# Public fishing



## Rousterfish (Aug 16, 2015)

Just my take on fishing public spots ! I fish Pensacola and OrangeBeach and to me there no comparison to the quality of fish


----------



## old school (Nov 16, 2007)

*?*

so what is your point? one better than the other? witch one?


----------



## Rousterfish (Aug 16, 2015)

Trying to post pictures but can’t on phone. I catch more and bigger fish from Orange Beach than Pensacola . I average 10 to 12 lbs in Orange beach and struggle to get legals from Pensacola . I am not a great fisherman but seem to know what I am doing I catch fish ! Pensacola Public spots are fished so hard and by so many just not worth the time An gas ! I can go to the same spots in Orange Beach and limit out no problem but seems to take twice as long here in Pensacola to catch a legal fish . Hopefully Fla will do as Alabama has an but more Public stuff down for us to fish . I know you guys with private spots out of Pensacola catch good fish but us without any struggle . Just my option on this topic wish I could post my pics !!


----------



## 60hertz (Oct 1, 2007)

Rousterfish said:


> Trying to post pictures but can’t on phone. I catch more and bigger fish from Orange Beach than Pensacola . I average 10 to 12 lbs in Orange beach and struggle to get legals from Pensacola . I am not a great fisherman but seem to know what I am doing I catch fish ! Pensacola Public spots are fished so hard and by so many just not worth the time An gas ! I can go to the same spots in Orange Beach and limit out no problem but seems to take twice as long here in Pensacola to catch a legal fish . Hopefully Fla will do as Alabama has an but more Public stuff down for us to fish . I know you guys with private spots out of Pensacola catch good fish but us without any struggle . Just my option on this topic wish I could post my pics !!

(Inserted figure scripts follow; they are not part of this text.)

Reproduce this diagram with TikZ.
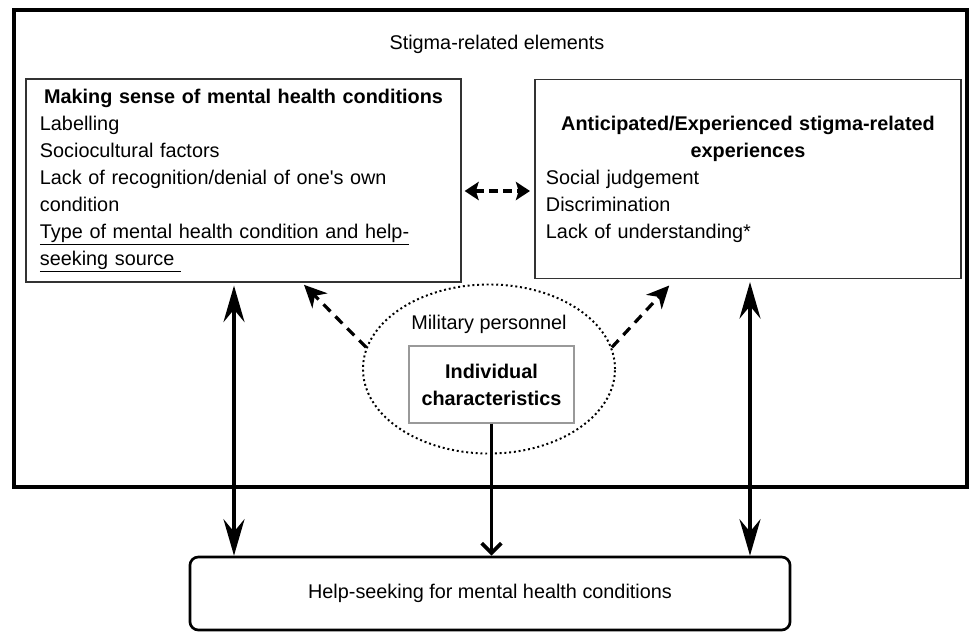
\documentclass[tikz,border=0pt]{standalone}
\usepackage{fontspec}
\setmainfont{Liberation Sans}
\usetikzlibrary{arrows.meta, shapes.geometric, positioning}
\setlength{\parindent}{0pt}

\begin{document}
\begin{tikzpicture}[x=0.025cm, y=-0.025cm,
  every node/.style={font=\fontsize{14.1}{19.2}\selectfont},
  caixa/.style={draw=black!80, line width=1.1pt},
  seta/.style={line width=2.2pt, {Stealth[length=26pt,width=15pt,inset=9pt]}-{Stealth[length=26pt,width=15pt,inset=9pt]}},
  tracejada/.style={line width=2.3pt, dash pattern=on 7pt off 5pt}]

\useasboundingbox (0,0) rectangle (969,632);

% Moldura dos elementos de estigma
\node[draw, line width=3pt, minimum width=23.825cm, minimum height=11.925cm] (estigma) at (490.5,248.5) {};
\node (titulo) at (497,44) {Stigma-related elements};

% Caixa da esquerda
\node[caixa, minimum width=10.875cm, minimum height=5.075cm, inner xsep=0.35cm, text width=10.175cm] (sentido) at (243.5,180.5)
  {\centering\textbf{Making sense of mental health conditions}\par
   \raggedright Labelling\\
   Sociocultural factors\\
   Lack of recognition/denial of one\textquotesingle s own\\
   condition\\
   \underline{Type of mental health condition and help-}\\
   \underline{seeking source\ }};

% Caixa da direita
\node[caixa, minimum width=10.65cm, minimum height=4.975cm, inner xsep=0.275cm, text width=10.1cm] (estigmaexp) at (748,179)
  {\centering\textbf{Anticipated/Experienced stigma-related}\\
   \textbf{experiences}\par
   \raggedright Social judgement\\
   Discrimination\\
   Lack of understanding*};

% Seta tracejada entre as caixas
\draw[tracejada, dash pattern=on 6pt off 4pt, {Stealth[length=10pt,width=13pt,inset=2pt]}-{Stealth[length=10pt,width=13pt,inset=2pt]}]
  ([xshift=2pt]sentido.east |- 0,191) -- ([xshift=-3pt]estigmaexp.west |- 0,191);

% Elipse dos militares
\node[ellipse, draw, dotted, line width=1.4pt, minimum width=6.3cm, minimum height=4.225cm] (militares) at (489,369) {};
\node (militar) at (489,324) {Military personnel};
\node[draw=black!40, line width=0.8pt, minimum width=4.125cm, minimum height=1.925cm, align=center, font=\fontsize{14.1}{19.2}\selectfont\bfseries] (individual) at (491.5,384.5) {Individual\\characteristics};

% Setas tracejadas saindo da elipse
\draw[tracejada, -{Stealth[length=16pt,width=15pt,inset=5pt]}, shorten >=2pt] (militares.170) -- (302,0 |- sentido.south);
\draw[tracejada, -{Stealth[length=16pt,width=15pt,inset=5pt]}, shorten >=6pt] (militares.10) -- (675,0 |- estigmaexp.south);

% Procura de ajuda
\node[draw, line width=1.9pt, rounded corners=6pt, minimum width=15cm, minimum height=1.825cm] (ajuda) at (490,593.5) {Help-seeking for mental health conditions};

% Setas verticais
\draw[seta] ([yshift=-2pt]234,0 |- sentido.south) -- (234,0 |- ajuda.north);
\draw[seta] ([yshift=-2pt]750,0 |- estigmaexp.south) -- (750,0 |- ajuda.north);
\draw[line width=2.6pt, -{Straight Barb[length=7pt,width=14pt,line width=2.6pt]}] (individual.south) -- (individual.south |- ajuda.north);

\end{tikzpicture}
\end{document}
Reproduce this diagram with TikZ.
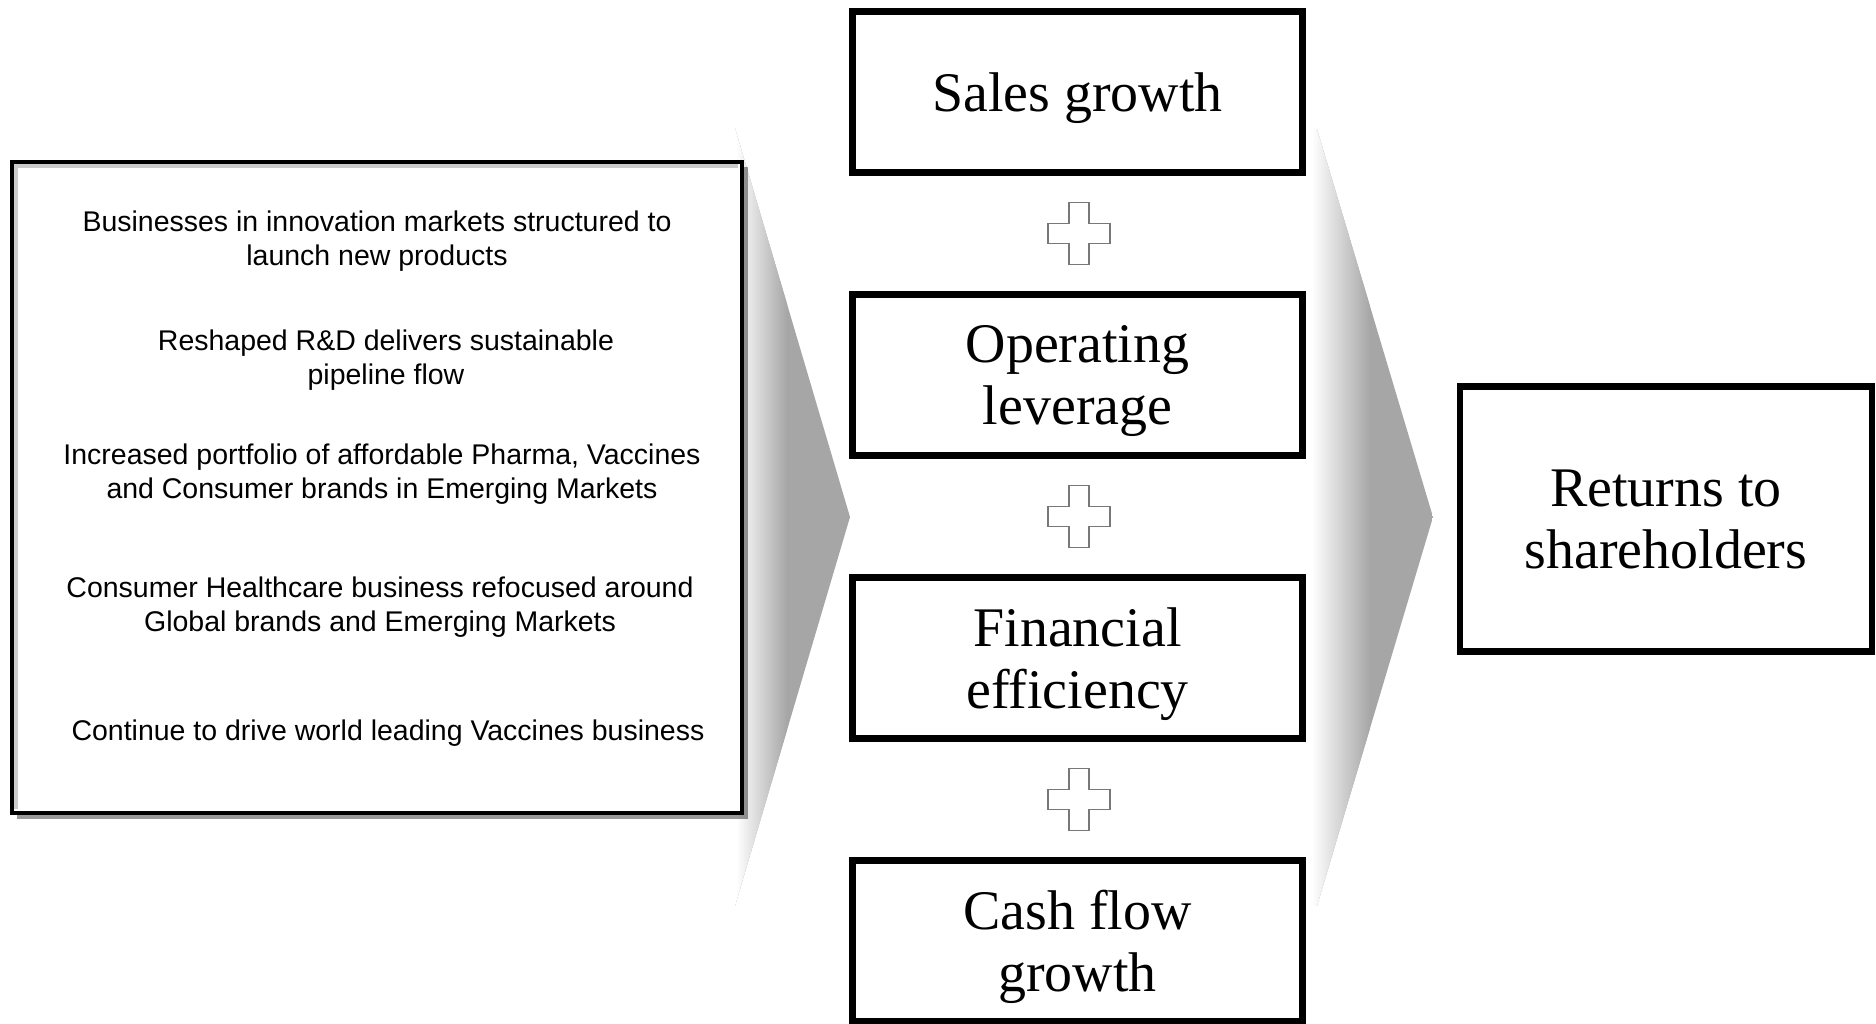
\documentclass[tikz,border=0pt]{standalone}
\usepackage{fontspec}
\setmainfont{Liberation Serif}
\newfontfamily\driverfont{Liberation Sans}
\usetikzlibrary{shadows}

\definecolor{chevgray}{RGB}{166,166,166}
\definecolor{plusgray}{RGB}{120,120,120}

\tikzset{
    bigbox/.style={draw=black, line width=2pt, fill=white, inner sep=0pt,
        minimum width=4.49cm, minimum height=1.6cm, align=center, text depth=0pt,
        font=\fontsize{15.9}{17.6}\selectfont},
    driverbox/.style={draw=black, line width=1pt, fill=white, inner sep=0pt,
        minimum width=7.3cm, minimum height=6.51cm,
        drop shadow={shadow xshift=1.6pt, shadow yshift=-1.6pt, opacity=0.4, fill=black}},
    driver/.style={align=center, inner sep=0pt, font=\driverfont\fontsize{8.1}{9.7}\selectfont},
    plusline/.style={draw=plusgray, line width=0.4pt, fill=white}
}

\begin{document}
\begin{tikzpicture}[x=0.01cm, y=-0.01cm]
            \useasboundingbox (0,0) rectangle (1876,1023);

            \begin{scope}
                \clip (560,128) -- (735,128) -- (850,517) -- (735,906) -- (560,906) -- cycle;
                \fill[chevgray] (560,128) rectangle (850,906);
                \shade[left color=white, right color=chevgray] (736,128) rectangle (787,906);
                \fill[white] (560,128) rectangle (736,906);
            \end{scope}
            \begin{scope}
                \clip (1200,129) -- (1317,129) -- (1433,517) -- (1317,906) -- (1200,906) -- cycle;
                \fill[chevgray] (1200,129) rectangle (1433,906);
                \shade[left color=white, right color=chevgray] (1312,129) rectangle (1370,906);
                \fill[white] (1200,129) rectangle (1312,906);
            \end{scope}

            \node[driverbox] (drivers) at (377,487.5) {};
            \draw[gray!40, line width=1pt] (16,809) -- (16,166) -- (738,166);

            \node[driver] (d1) at (377,241) {Businesses in innovation markets structured to\\launch new products};
            \node[driver] (d2) at (386,360) {Reshaped R\&D delivers sustainable\\pipeline flow};
            \node[driver] (d3) at (382,474) {Increased portfolio of affordable Pharma, Vaccines\\and Consumer brands in Emerging Markets};
            \node[driver] (d4) at (380,607) {Consumer Healthcare business refocused around\\Global brands and Emerging Markets};
            \node[driver] (d5) at (388,733) {Continue to drive world leading Vaccines business};

            \node[bigbox] (sales) at (1077.5,92) {Sales growth};
            \node[bigbox] (oplev) at (1077.5,375) {Operating\\leverage};
            \node[bigbox] (fineff) at (1077.5,658) {Financial\\efficiency};
            \node[bigbox] (cashflow) at (1077.5,941) {Cash flow\\growth};

            \foreach \y in {233.5,516.5,799.5}
                \draw[plusline] (1079,\y) ++(-10,-31) -- ++(20,0) -- ++(0,21) -- ++(21,0) -- ++(0,20)
                    -- ++(-21,0) -- ++(0,21) -- ++(-20,0) -- ++(0,-21) -- ++(-21,0) -- ++(0,-20) -- ++(21,0) -- cycle;

            \node[bigbox, line width=1.8pt, minimum width=4.12cm, minimum height=2.65cm, text depth=] (returns) at (1666,519) {Returns to\\shareholders};
        \end{tikzpicture}
\end{document}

Great! Keep your boat in AL then...I hear your ramps are 1st class too!


----------



## Rousterfish (Aug 16, 2015)

Yep ramps are Nice and crowded but I ll pull over there and catch big fish !


----------



## Boat-Dude (Sep 24, 2011)

AL went in bigly on their reef system. You can see it from the space station.


----------



## degaman1 (Oct 12, 2009)

I think it's pretty well known red snapper are generally bigger over there due to the massive artificials. I lived in OB for a few years and it seems to be true to me.


----------



## Hopeitcranks (Sep 19, 2016)

Disagree 100%. My experience from fishing both is the exact opposite.


----------



## iJabo (Jul 6, 2013)

Alabama has many more public artificial reefs, more reefs mean more options for both fish and fisherman. More options = less pressure and competition = bigger fish.


----------



## Boat-Dude (Sep 24, 2011)

iJabo said:


> Alabama has many more public artificial reefs, more reefs mean more options for both fish and fisherman. More options = less pressure and competition = bigger fish.





^^^^ this 100%


----------



## Solace (Apr 23, 2009)

Interesting discussion! There are about a zillion artificial reefs out of Orange Beach, including more 6-9 miles deployed 2018. They get a lot of fishing pressure, including party boats. I live in OB, and still periodically fish the Dutch Banks in FL. Success varies widely with sea conditions and tides, as does my ability to stay over the spot. I'm Strongly considering a bow mount trolling motor. Still learning after 30 years!


----------



## KnotSure (Jul 8, 2017)

Boat-Dude said:


> AL went in bigly on their reef system. You can see it from the space station.


bigly :thumbup:


----------



## gator75 (Aug 11, 2016)

You could fish any tank west of OB pass and limit out on good snapper. Can’t say the same for Florida. I fish out of both, if I didn’t have my own coops dropped in Florida, I’d fish OB reefs over pcola all day.


----------



## ALFisher (May 26, 2010)

gator75 said:


> You could fish any tank west of OB pass and limit out on good snapper. Can’t say the same for Florida. I fish out of both, if I didn’t have my own coops dropped in Florida, I’d fish OB reefs over pcola all day.



This isn't true after about the first two or three weekends. Charter boats kill them during the week also.


----------